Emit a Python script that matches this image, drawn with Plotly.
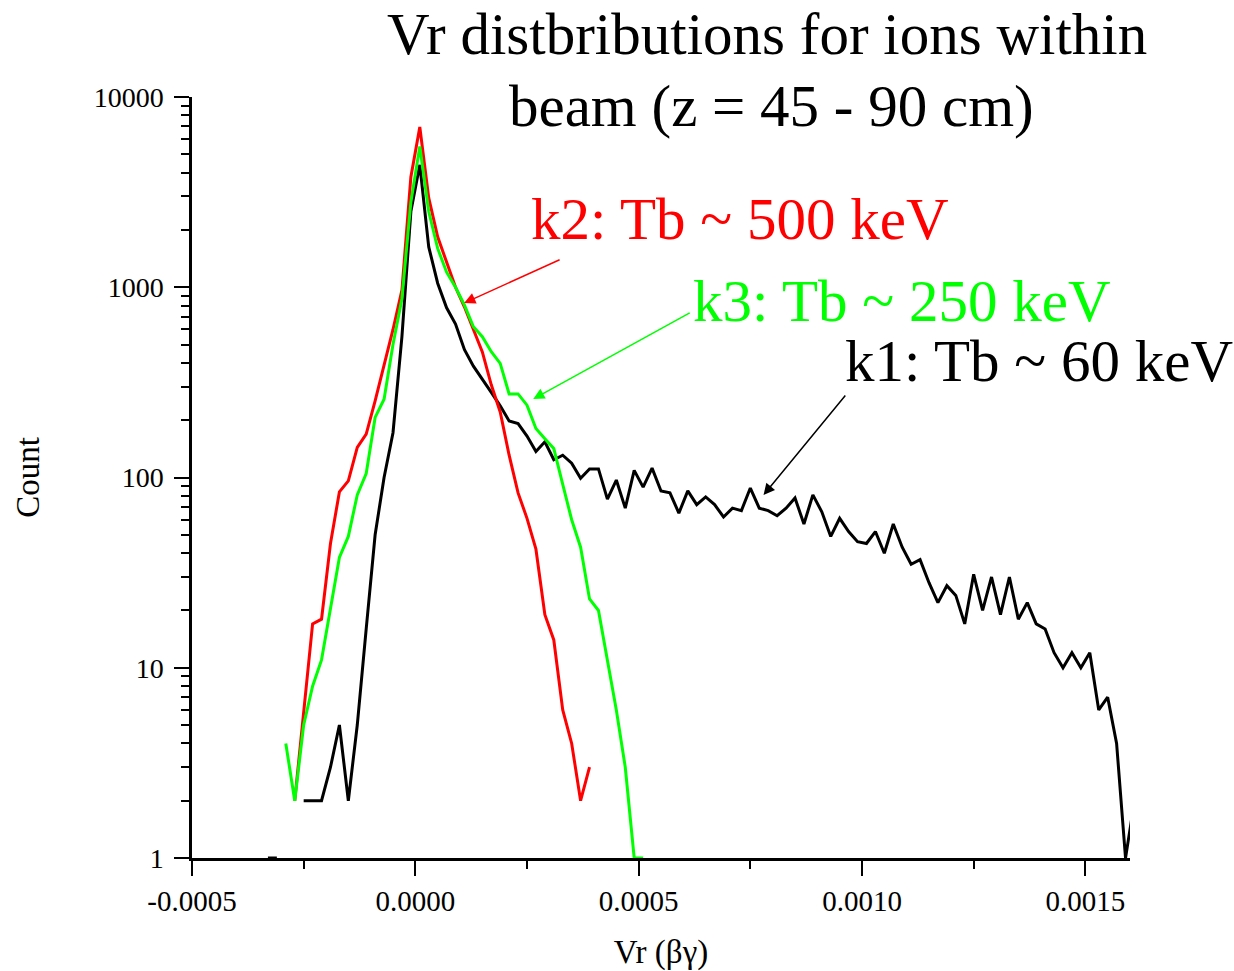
import plotly.graph_objects as go

# ---------------- data ----------------
black_vr = [
    -0.00033, -0.00031, -0.00029, -0.00027, -0.00025, -0.00023, -0.00021, -0.00019, -0.00017, -0.00015,
    -0.00013, -0.00011, -0.00009, -0.00007, -0.00005, -0.00003, -0.00001,
    0.00001, 0.00003, 0.00005, 0.00007, 0.00009, 0.00011, 0.00013, 0.00015, 0.00017, 0.00019,
    0.00021, 0.00023, 0.00025, 0.00027, 0.00029, 0.00031, 0.00033, 0.00035, 0.00037, 0.00039,
    0.00041, 0.00043, 0.00045, 0.00047, 0.00049, 0.00051, 0.00053, 0.00055, 0.00057, 0.00059,
    0.00061, 0.00063, 0.00065, 0.00067, 0.00069, 0.00071, 0.00073, 0.00075, 0.00077, 0.00079,
    0.00081, 0.00083, 0.00085, 0.00087, 0.00089, 0.00091, 0.00093, 0.00095, 0.00097, 0.00099,
    0.00101, 0.00103, 0.00105, 0.00107, 0.00109, 0.00111, 0.00113, 0.00115, 0.00117, 0.00119,
    0.00121, 0.00123, 0.00125, 0.00127, 0.00129, 0.00131, 0.00133, 0.00135, 0.00137, 0.00139,
    0.00141, 0.00143, 0.00145, 0.00147, 0.00149, 0.00151, 0.00153, 0.00155, 0.00157, 0.00159,
    0.00161,
]
black_count = [
    1, 1, None, None, 2, 2, 2, 3, 5, 2,
    5, 16, 50, 100, 172, 550, 2500,
    4400, 1630, 1050, 780, 640, 470, 385, 330, 280, 238,
    198, 192, 165, 137, 154, 124, 131, 119, 99, 111,
    111, 77, 97, 69, 109, 89, 112, 85, 83, 65,
    85, 72, 79, 72, 62, 69, 67, 88, 69, 67,
    63, 69, 78, 57, 81, 66, 49, 61, 52, 46,
    45, 52, 40, 57, 43, 35, 37, 28, 22, 27,
    24, 17, 31, 20, 30, 19, 30, 18, 22, 17,
    16, 12, 10, 12, 10, 12, 6, 7, 4, 1,
    2,
]

red_vr = [
    -0.00027, -0.00025, -0.00023, -0.00021, -0.00019, -0.00017, -0.00015,
    -0.00013, -0.00011, -0.00009, -0.00007, -0.00005, -0.00003, -0.00001,
    0.00001, 0.00003, 0.00005, 0.00007, 0.00009, 0.00011, 0.00013, 0.00015, 0.00017, 0.00019,
    0.00021, 0.00023, 0.00025, 0.00027, 0.00029, 0.00031, 0.00033, 0.00035, 0.00037, 0.00039,
]
red_count = [
    2, 6, 17, 18, 45, 84, 96,
    144, 169, 253, 391, 600, 966, 3800,
    6950, 2950, 1840, 1350, 1000, 787, 596, 457, 307, 221,
    131, 83, 61, 42, 19, 14, 6, 4, 2, 3,
]

green_vr = [
    -0.00029, -0.00027, -0.00025, -0.00023, -0.00021, -0.00019, -0.00017, -0.00015,
    -0.00013, -0.00011, -0.00009, -0.00007, -0.00005, -0.00003, -0.00001,
    0.00001, 0.00003, 0.00005, 0.00007, 0.00009, 0.00011, 0.00013, 0.00015, 0.00017, 0.00019,
    0.00021, 0.00023, 0.00025, 0.00027, 0.00029, 0.00031, 0.00033, 0.00035, 0.00037, 0.00039,
    0.00041, 0.00043, 0.00045, 0.00047, 0.00049, 0.00051,
]
green_count = [
    4, 2, 5, 8, 11, 20, 38, 49,
    81, 105, 207, 258, 500, 870, 2800,
    5500, 2500, 1600, 1200, 1000, 805, 620, 550, 458, 398,
    275, 275, 240, 181, 160, 142, 92, 60, 43, 23,
    20, 11, 6, 3, 1, 1,
]

x_tickvals = [-0.0005, 0.0, 0.0005, 0.0010, 0.0015]
x_ticktext = ["-0.0005", "0.0000", "0.0005", "0.0010", "0.0015"]
y_tickvals = [1, 10, 100, 1000, 10000]
y_ticktext = ["1", "10", "100", "1000", "10000"]

title_lines = ["Vr distbributions for ions within", "beam (z = 45 - 90 cm)"]
labels = ["k2: Tb ~ 500 keV", "k3: Tb ~ 250 keV", "k1: Tb ~ 60 keV"]

FONT = "Liberation Serif, Times New Roman, serif"

fig = go.Figure()
fig.add_trace(go.Scatter(x=black_vr, y=black_count, mode="lines",
                         line=dict(color="black", width=3), connectgaps=False,
                         showlegend=False))
fig.add_trace(go.Scatter(x=red_vr, y=red_count, mode="lines",
                         line=dict(color="#FF0000", width=3), showlegend=False))
fig.add_trace(go.Scatter(x=green_vr, y=green_count, mode="lines",
                         line=dict(color="#00FF00", width=3), showlegend=False))

fig.update_layout(
    width=1234, height=971,
    margin=dict(l=192, r=104, t=97, b=113),
    paper_bgcolor="white", plot_bgcolor="white",
    font=dict(family=FONT, color="black"),
    xaxis=dict(
        range=[-0.0005, 0.0016], automargin=False,
        showline=True, linecolor="black", linewidth=2.5,
        showgrid=False, zeroline=False,
        ticks="outside", ticklen=15, tickwidth=2, tickcolor="black",
        tickvals=x_tickvals, ticktext=x_ticktext,
        tickfont=dict(family=FONT, size=29, color="black"),
        minor=dict(ticks="outside", ticklen=8, tickwidth=2, tickcolor="black",
                   dtick=0.00025, showgrid=False),
        title=dict(text="Vr (βγ)", font=dict(family=FONT, size=33, color="black"),
                   standoff=27),
    ),
    yaxis=dict(
        type="log", range=[0, 4], automargin=False,
        showline=True, linecolor="black", linewidth=2.5,
        showgrid=False, zeroline=False,
        ticks="outside", ticklen=15, tickwidth=2, tickcolor="black",
        tickvals=y_tickvals, ticktext=y_ticktext, ticklabelstandoff=5,
        tickfont=dict(family=FONT, size=28, color="black"),
        minor=dict(ticks="outside", ticklen=8, tickwidth=2, tickcolor="black",
                   dtick="D1", showgrid=False),
        title=dict(text="Count", font=dict(family=FONT, size=33, color="black"),
                   standoff=45),
    ),
)

# title lines
fig.add_annotation(text=title_lines[0], xref="paper", yref="paper",
                   x=(767 - 192) / 938, y=(858.3 - 34) / 761.6,
                   xanchor="center", yanchor="middle", showarrow=False,
                   borderpad=0,
                   font=dict(family=FONT, size=59, color="black"))
fig.add_annotation(text=title_lines[1], xref="paper", yref="paper",
                   x=(771 - 192) / 938, y=(858.3 - 106) / 761.6,
                   xanchor="center", yanchor="middle", showarrow=False,
                   font=dict(family=FONT, size=59, color="black"))

# curve labels
fig.add_annotation(text=labels[0], xref="paper", yref="paper",
                   x=(529 - 192) / 938, y=(858.3 - 219) / 761.6,
                   xanchor="left", yanchor="middle", showarrow=False,
                   font=dict(family=FONT, size=59, color="#FF0000"))
fig.add_annotation(text=labels[1], xref="paper", yref="paper",
                   x=(691 - 192) / 938, y=(858.3 - 301) / 761.6,
                   xanchor="left", yanchor="middle", showarrow=False,
                   font=dict(family=FONT, size=59, color="#00FF00"))
fig.add_annotation(text=labels[2], xref="paper", yref="paper",
                   x=(843 - 192) / 938, y=(858.3 - 361) / 761.6,
                   xanchor="left", yanchor="middle", showarrow=False,
                   font=dict(family=FONT, size=59, color="black"))

# arrows (tip in data coords; log axis annotation y in log10 units)
arrows = [
    (0.0001092, 2.917, 97, -44, "#FF0000"),
    (0.0002639, 2.412, 158, -87, "#00FF00"),
    (0.0007796, 1.908, 83, -101, "black"),
]
for ax_x, ax_y, dx, dy, col in arrows:
    fig.add_annotation(x=ax_x, y=ax_y, xref="x", yref="y", text="",
                       showarrow=True, ax=dx, ay=dy,
                       arrowhead=2, arrowsize=1.5, arrowwidth=1.5, arrowcolor=col)

fig.write_html("out.html")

• **Written exercise**: Every line from the top of the material above through the line with "import plotly.graph_objects as go" should be duplicated exactly, please; leave out the pictures.

• **Output below**:
Emit a Python script that matches this image, drawn with Plotly.
import plotly.graph_objects as go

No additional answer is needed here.